A randomized controlled trial comparing standard oral hygiene alone to standard hygiene plus a 5% baking soda rinse found striking differences by day seven. The groups using the baking soda rinse had significantly less tongue coating, fewer bacterial colonies, and lower plaque levels than the standard-care group. Notably, rinsing twice daily produced measurable benefits, but rinsing more frequently (five times daily) produced even greater reductions in bacterial counts and plaque. The improvements in tongue coating became statistically significant starting around day four, suggesting you need a few days of consistent use before seeing the full effect.

How It Compares to Regular Mouthwash

Most over-the-counter mouthwashes rely on alcohol, menthol, or antibacterial agents like cetylpyridinium chloride to reduce mouth odor. These can work, but alcohol-based rinses may dry out your mouth over time, which paradoxically makes bad breath worse since saliva is your natural defense against odor-causing bacteria.

Baking soda takes a different approach. Instead of killing bacteria with antiseptics or masking odor with flavoring, it changes the chemistry of your mouth. It doesn’t dry out oral tissues, it’s bland enough to use comfortably, and it costs almost nothing. The trade-off is that it likely doesn’t provide the same immediate “fresh blast” sensation that commercial mouthwashes deliver, and its effects build over days of consistent use rather than peaking after a single rinse.

Gentle on Your Teeth

One common concern is whether baking soda is too abrasive. The standard measure for this is the Relative Dentin Abrasivity (RDA) index. Pure baking soda scores a 7 on this scale. For comparison, toothpastes range from 30 to 250, with anything under 250 considered safe for daily use. At an RDA of 7, baking soda is one of the least abrasive substances you can put on your teeth. Baking soda toothpastes that include other ingredients like silica or peroxide score higher (around 42 for some formulations) but still fall well within the safe range.

When used as a rinse dissolved in water, abrasivity isn’t even a factor since there’s no scrubbing involved.

How to Use a Baking Soda Rinse

The most common approach in clinical studies is a simple solution: about half a teaspoon of baking soda dissolved in a cup of warm water. Swish it around your mouth for 30 seconds to a minute, making sure to coat your tongue (especially the back), then spit. Using it twice a day, once in the morning and once before bed, is a reasonable starting point based on the research showing benefits at that frequency.

You can also brush with it directly. Dip a wet toothbrush into a small amount of baking soda and brush as you normally would. The texture is gritty but extremely mild. Some people alternate between baking soda and their regular fluoride toothpaste, since baking soda alone doesn’t contain fluoride for cavity protection.

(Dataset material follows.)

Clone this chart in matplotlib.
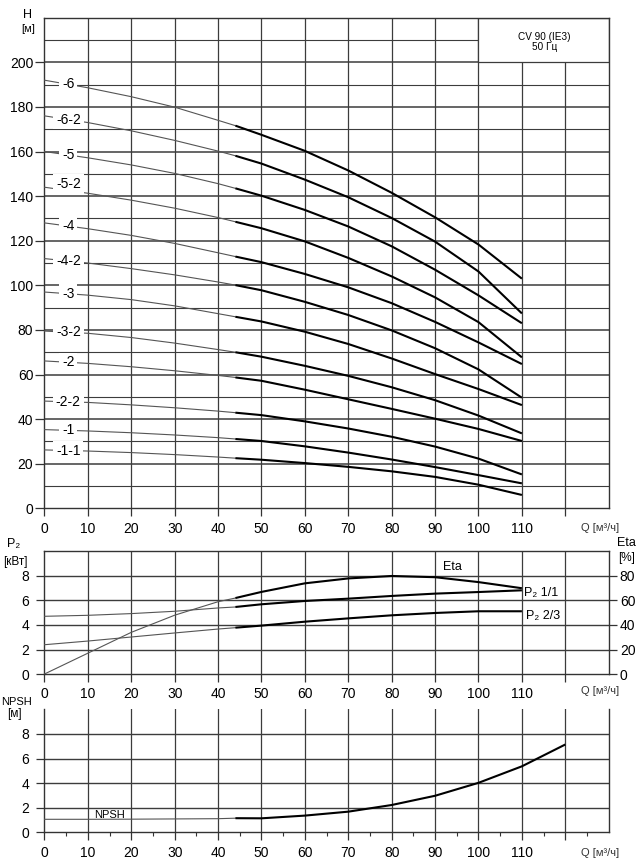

A few practical tips: mix a fresh batch each time rather than storing it, since the solution can lose potency. The taste is salty and slightly alkaline, which most people find tolerable but not pleasant. If you notice any irritation of your gums or soft tissues, reduce the concentration or frequency.

When Baking Soda Isn’t Enough

Baking soda addresses the most common cause of bad breath: bacterial activity in the mouth. But persistent halitosis that doesn’t respond to improved oral hygiene sometimes signals something else. Gum disease, chronic sinus infections, tonsil stones, acid reflux, and certain medications can all cause breath problems that no amount of baking soda will fix. Dry mouth from medications or medical conditions is another common culprit, since reduced saliva lets bacteria flourish even in a pH-balanced environment.

If you’ve been rinsing consistently for a couple of weeks and your breath hasn’t improved, the source of the problem likely needs to be identified rather than managed with rinses alone. Tongue coating that doesn’t reduce with brushing and rinsing, bleeding gums, or a persistent bad taste in your mouth are signs that something beyond surface-level hygiene is going on.